Pick the one that works best for your situation. For most users, uname -m is enough.

Frequently Asked Questions

Q: What is the easiest way to check architecture in Linux?
A: The easiest way is to open a terminal and type arch. It prints the architecture name immediately.

Q: How do I check if my Linux system is 32-bit or 64-bit?
A: Use getconf LONG_BIT. It returns 32 for 32-bit systems and 64 for 64-bit systems.

Q: Can I check architecture without using the terminal?
A: Yes, most desktop environments have a system settings panel that shows the OS type. Look under About or System Information.

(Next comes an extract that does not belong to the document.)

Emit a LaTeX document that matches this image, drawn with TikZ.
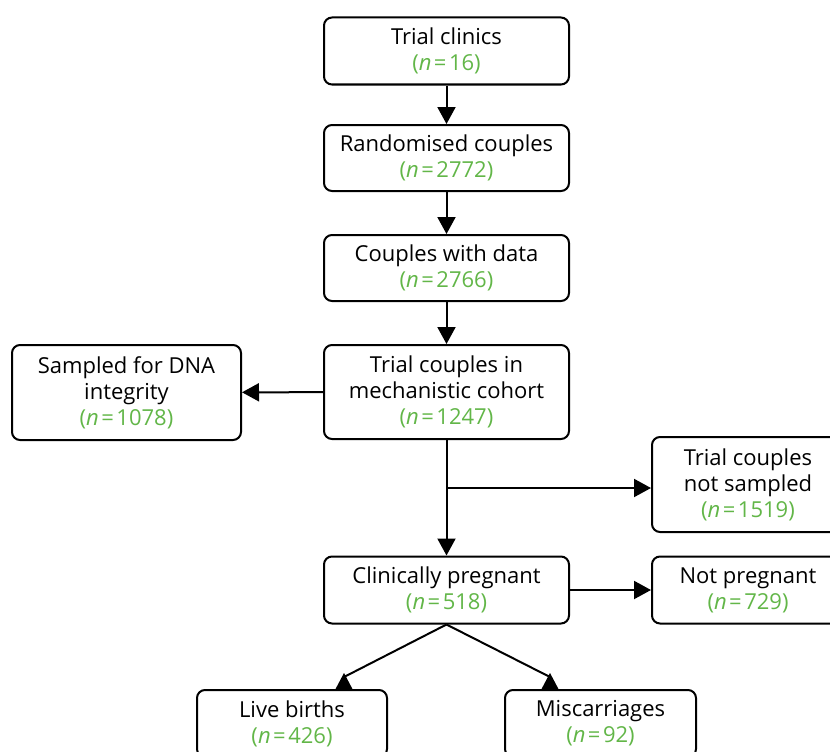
\documentclass[tikz,border=0pt]{standalone}
\usepackage{fontspec}
\setmainfont{Open Sans}
\usetikzlibrary{arrows.meta,calc}
\definecolor{ngreen}{RGB}{98,182,72}
\newcommand{\nval}[1]{\textcolor{ngreen}{(\textit{n}\kern2.5pt=\kern2.5pt#1)}}
\tikzset{
  box/.style={draw=black, line width=2pt, rounded corners=8pt, align=center,
    inner sep=0pt, font=\fontsize{22}{26}\selectfont},
  flow/.style={line width=2pt, -{Triangle[length=17pt,width=18pt]}},
  plain/.style={line width=2pt},
  tip/.style={fill=black, draw=none}
}
\begin{document}
\begin{tikzpicture}[x=1pt,y=-1pt]
\useasboundingbox (0,0) rectangle (830,752);
% main column
\node[box, minimum width=245pt, minimum height=67pt] (clin) at (446.5,51) {Trial clinics\\\nval{16}};
\node[box, minimum width=245pt, minimum height=66pt] (rand) at (446.5,158) {Randomised couples\\\nval{2772}};
\node[box, minimum width=245pt, minimum height=66pt] (data) at (446.5,268) {Couples with data\\\nval{2766}};
\node[box, minimum width=245pt, minimum height=94pt] (mech) at (446.5,392) {Trial couples in\\mechanistic cohort\\\nval{1247}};
\node[box, minimum width=245pt, minimum height=67pt] (preg) at (446.5,590) {Clinically pregnant\\\nval{518}};
% side boxes
\node[box, minimum width=229pt, minimum height=95pt] (dna) at (126.5,392.5) {Sampled for DNA\\integrity\\\nval{1078}};
\node[box, minimum width=192pt, minimum height=95pt] (nots) at (748,484.5) {Trial couples\\not sampled\\\nval{1519}};
\node[box, minimum width=192pt, minimum height=67pt] (notp) at (748,590) {Not pregnant\\\nval{729}};
% outcomes
\node[box, minimum width=190pt, minimum height=67pt] (live) at (292,723.5) {Live births\\\nval{426}};
\node[box, minimum width=191pt, minimum height=67pt] (misc) at (600.5,723.5) {Miscarriages\\\nval{92}};
% connectors
\draw[flow] (clin) -- (rand);
\draw[flow] (rand) -- (data);
\draw[flow] (data) -- (mech);
\draw[flow] (mech) -- (dna);
\draw[flow] (mech) -- (preg);
\coordinate (split) at (446.5,488);
\draw[flow] (split) -- (nots.west |- split);
\draw[flow] (preg) -- (notp);
% diagonal branches with upright heads
\coordinate (liveTip) at (344,673);
\coordinate (miscTip) at (550,673);
\draw[plain] (preg.south) -- ($(liveTip)+(0,4)$);
\draw[plain] (preg.south) -- ($(miscTip)+(0,4)$);
\fill[tip] (liveTip) -- (353,690) -- (335,690) -- cycle;
\fill[tip] (miscTip) -- (559,690) -- (541,690) -- cycle;
\end{tikzpicture}
\end{document}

Q: Why does uname -m show x86_64 but dpkg shows amd64?
A: These are different names for the same architecture. x86_64 is the Linux kernel name, while amd64 is the Debian package name. They are compatible.

Q: What if my architecture shows as unknown?
A: This is rare and usually indicates a very old or custom kernel. Try lscpu or check /proc/cpuinfo for more details. You might need to update your system.

Now you have everything you need to check your Linux system’s architecture. Use these methods to avoid package mismatches and keep your system running smoothly. Whether you’re a beginner or a seasoned admin, knowing your architecture is a fundamental skill.